The Labor government has backed down from several controversial features of its high-balance superannuation tax introduced two years ago, cancelling the plan to tax unrealised gains and introducing indexation to the $3 million threshold.
But announcing the concessions on Monday, Treasurer Jim Chalmers has stopped short of admitting to any missteps in the original policy design and stated that the government “found another way to satisfy the same objectives”. As a result of the adjustments, the new tax regime will begin a year later on 1 July 2026.
“This is a government which takes feedback seriously, which works through issues and advice in a methodical and a considered way, and you’re seeing the fruits of that today,” he said at a press conference in Canberra.
Chalmers first flagged the high-balance super tax, or Division 296 changes, at the 2023 Conexus Financial Political Series. The updated policy will introduce six major changes, including a new $10 million balance threshold.
The concessional tax rate will be 30 per cent for earnings on balances between $3 million and $10 million, and 40 per cent for earnings on balances above $10 million. Both thresholds will be indexed to address so-called ‘bracket creep’ fuelled by inflation.
“We have always had in our back pocket… an indexation like this, in order to get it through the Parliament. We have also always said to you, publicly and privately, that we expect future governments would have lifted the old threshold. Here we are indexing that to make that clear,” Chalmers said.
The calculation method on earnings will also be changed to only account for future realised earnings on large balances, and the Treasury plans to consult on best formulas and ways of assigning the earnings to individual fund members.
At the press conference, questions were raised about super funds’ capacity to process the calculation and attribution of earnings to high balance members, recognising the compliance cost, but Chalmers said that he is confident that there is “a way through” after having a conversation with selected funds and peak bodies.
He rejected the suggestion that the policy backflip indicates Labor is backing down from difficult, but meaningful tax reform.
“I don’t accept the characterisation that any of this [tax change] is simple, or easy, or uncontested – it always is [contested],” he said.
“The difference between a Labor Treasurer and a Coalition Treasurer is we take our responsibility to superannuation seriously, and that means making the necessary changes and some of them are hard.”
Shadow Treasurer Ted O’Brien called the policy adjustments “publicly humiliating” for Chalmer.
“We have known for a very long time that this tax is very bad for Australians, but the treasurer refused to budge,” he said in a press conference from Queensland.
“Finally, the government has made the right decision to dump its superannuation tax regime that it was planning on introducing.”
On the other end of the spectrum, Chalmers announced changes to the low‑income superannuation tax offset (LISTO) which will see the annual payment lifted from $500 to $810, and the eligibility threshold raised from individuals with a yearly income of $37,000 to $45,000 from 1 July 2027.
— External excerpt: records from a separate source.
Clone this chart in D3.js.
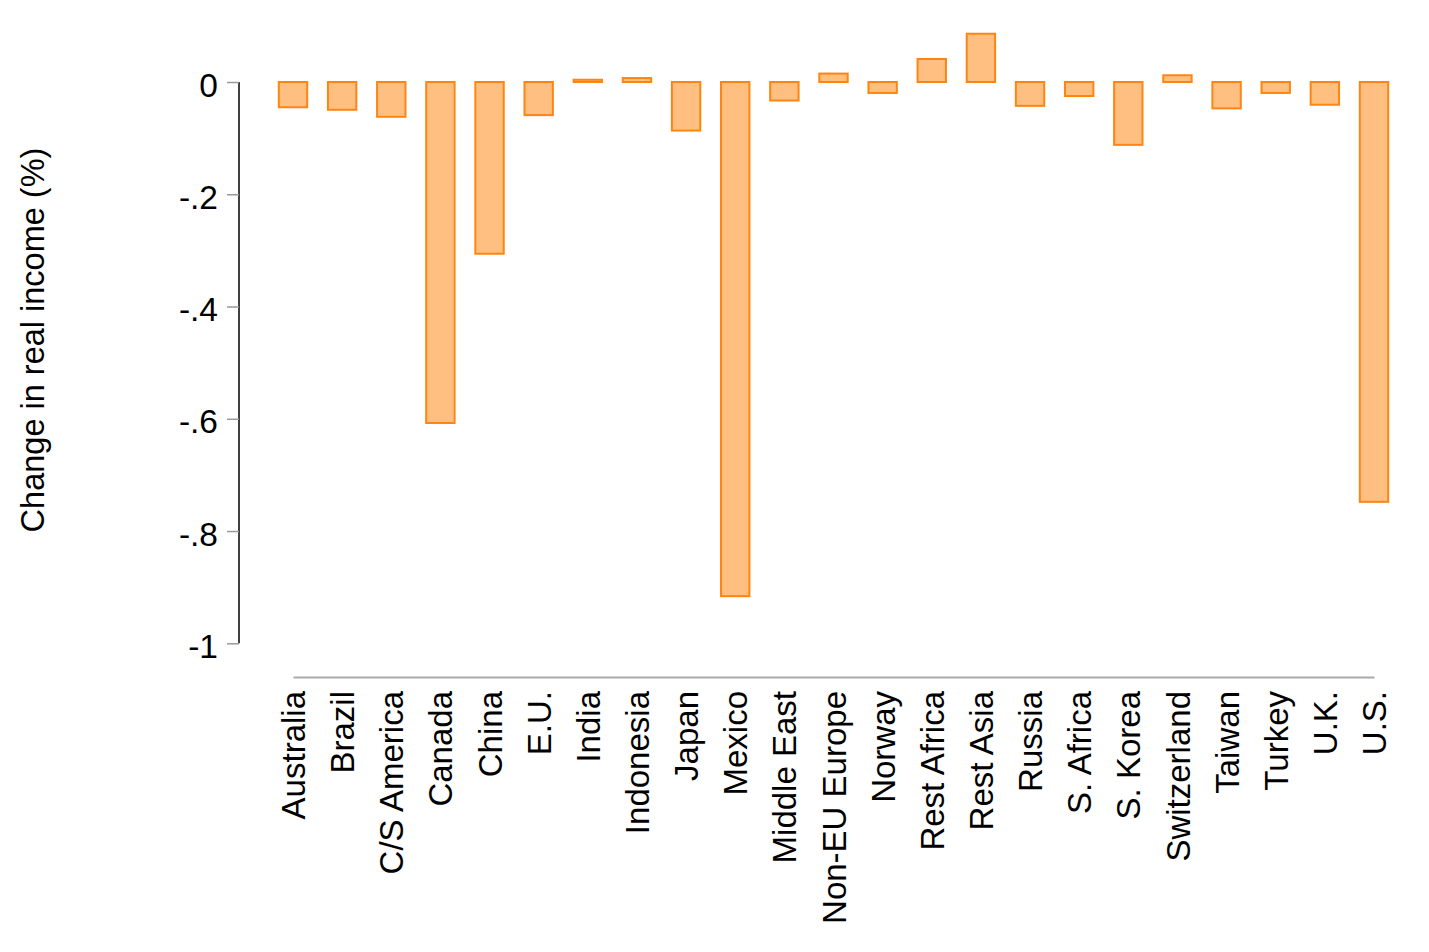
<!DOCTYPE html>
<html><head><meta charset="utf-8">
<script src="https://cdn.jsdelivr.net/npm/d3@7"></script>
<style>body{margin:0;background:#fff}svg{display:block}text{font-family:"Liberation Sans",Arial,Helvetica,sans-serif}</style>
</head><body>
<svg id="c" width="1429" height="952"></svg>
<script>
const categories = ["Australia","Brazil","C/S America","Canada","China","E.U.","India","Indonesia","Japan","Mexico","Middle East","Non-EU Europe","Norway","Rest Africa","Rest Asia","Russia","S. Africa","S. Korea","Switzerland","Taiwan","Turkey","U.K.","U.S."];
const values = [-0.045,-0.0495,-0.062,-0.6075,-0.306,-0.059,0.004,0.007,-0.0865,-0.916,-0.033,0.015,-0.0195,0.041,0.086,-0.0425,-0.025,-0.112,0.012,-0.047,-0.0195,-0.0405,-0.748];
const yTicks = [0,-0.2,-0.4,-0.6,-0.8,-1];
const yTickLabels = ["0","-.2","-.4","-.6","-.8","-1"];

const svg = d3.select("#c");
const y = d3.scaleLinear().domain([-1,0]).range([643.3,82]);
const x = d3.scalePoint().domain(categories).range([293,1374]);
const bw = 28.4;

// bars
svg.append("g").selectAll("rect").data(categories).join("rect")
  .attr("x", d => x(d) - bw/2)
  .attr("y", (d,i) => Math.min(y(values[i]), y(0)))
  .attr("width", bw)
  .attr("height", (d,i) => Math.max(Math.abs(y(values[i]) - y(0)), 0.5))
  .attr("fill", "#ffbf80")
  .attr("stroke", "#ff8513")
  .attr("stroke-width", 2);

// y axis
const ya = svg.append("g").attr("transform","translate(239,0)")
  .call(d3.axisLeft(y).tickValues(yTicks).tickSize(12).tickPadding(9).tickFormat((d,i)=>yTickLabels[i]));
ya.select(".domain").attr("stroke","#000").attr("stroke-width",1.5).attr("d","M0,82V643.3");
ya.selectAll(".tick line").attr("stroke","#999").attr("stroke-width",1.5);
ya.selectAll(".tick text").attr("font-size",33.5).attr("fill","#000").attr("dy","0.42em")
  .attr("font-family","'Liberation Sans',Arial,sans-serif");

// x axis
const xa = svg.append("g").attr("transform","translate(0,677)")
  .call(d3.axisBottom(x).tickSize(0).tickPadding(0));
xa.select(".domain").attr("stroke","#aaa").attr("stroke-width",2);
xa.selectAll(".tick text")
  .attr("font-size",33).attr("fill","#000")
  .attr("font-family","'Liberation Sans',Arial,sans-serif")
  .attr("text-anchor","end")
  .attr("transform","translate(0,14) rotate(-90)")
  .attr("x",0).attr("y",0).attr("dy","0.35em");

// y label
svg.append("text")
  .attr("transform","translate(33,340) rotate(-90)")
  .attr("text-anchor","middle").attr("dy","0.35em")
  .attr("font-size",32.5).attr("fill","#000")
  .text("Change in real income (%)");
</script>
</body></html>
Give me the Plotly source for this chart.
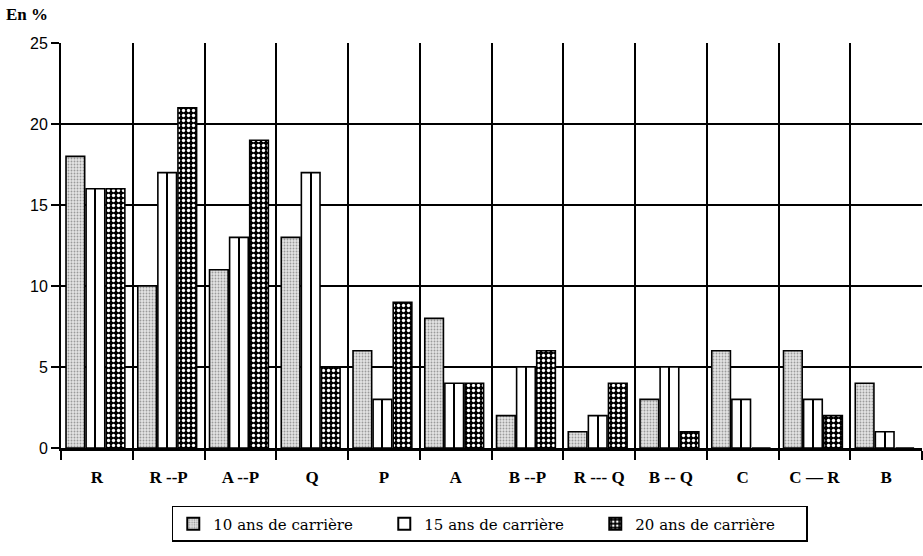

The adjustment will see the total number of Australians eligible for LISTO increasing to 3.1 million, Chalmers said.
Around 8,000 Australians hold more than $10 million in super, representing less than 0.1 per cent of Australians with super, according to superannuation industry group ASFA.
ASFA CEO Mary Delahunty said reforms on both and high and low-end of the superannuation balance spectrum will ensure a “fair and more sustainable” system.
“The proposed changes to tax concessions on earnings in accounts with more than $3 million and $10 million will require Australia’s superannuation funds to do extra work, but we will work with Treasury and the ATO on behalf of the sector to make sure the changes are smooth and achievable for our member funds,” she said.